Being born and raised in Brooklyn, seeing names like Cannavale, Winter and Scorsese being part something, all I can say is: count me in.
The old New York look that Vinyl brings in is also something I really love. I'm only 28, but I love looking at old footages of what New York use to be and what made it so unique. Bringing out the nostalgia for those who lived in New York City in the 1970's, is simply great; it's also great history. Some of these kids today don't even know what a CD is, let alone a record player.
I See A Little Mad Men in Vinyl
Watching Olivia Wilde play Devon Finestra, as the wife of Richie, as she tries to find herself and becomes very alone as Richie neglects her because he's dealing with his issues. Then I notice how Wilde playing Devon reminds me a lot of January Jones' character as Betty Francis, in Mad Men.

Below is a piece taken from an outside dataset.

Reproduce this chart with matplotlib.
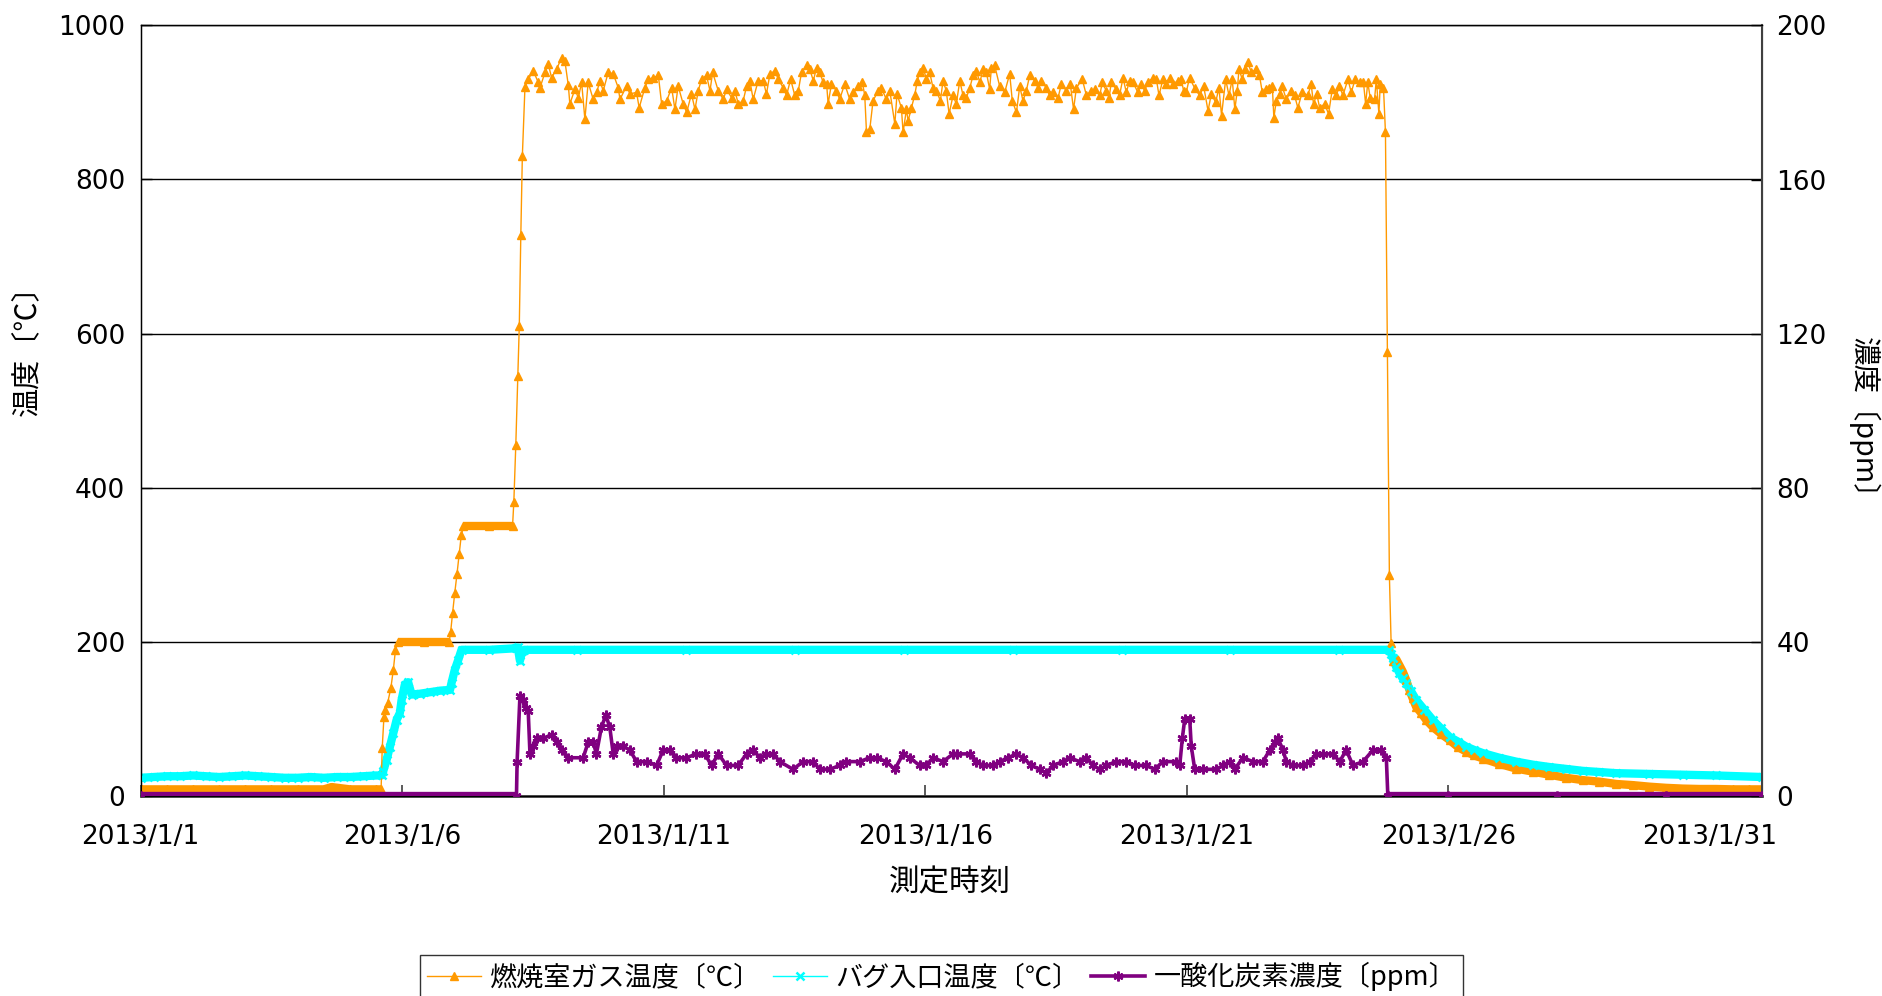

In season one of Mad Men, Betty goes through the same exact thing as what Devon is going through in season one of Vinyl. And you can say Richie is a lot like Don Draper, where Richie is hiding this secret in his life, just like Don, and they both go on epiphanies from time to time.
It's funny how Mad Men ended last year and it ended right on 1970, was predominantly storied in the 1960's, while Vinyl started this year and it's located right on the heart of 1970. It's almost like Vinyl was aimed to the next life and culture, after Don Draper.
I've seen the actor Ato Essandoh who plays Lester Grimes, on a few episodes of Girls and I thought he was okay. But on Vinyl he has a great part, as he plays an african-american musician who wanted to play his style of music and not what the industry wanted to play or the kind of musician they wanted him to be.
Also his story with Richie, is terrific. I cannot wait to see how it unravels as the series goes on.
I love the diversity in it. We're not just watching one race, we're watching how blacks in New York City loved their style music and struggled to become the artist they wanted be.
I hope Vinyl introduces Latin music to the series. Hispanic artists such as Hector Lavoe and Johnny Pacheco were huge stars in the 1970's in New York.
Maybe they can have Marc Anthony play Hector Lavoe. That'd be pretty good.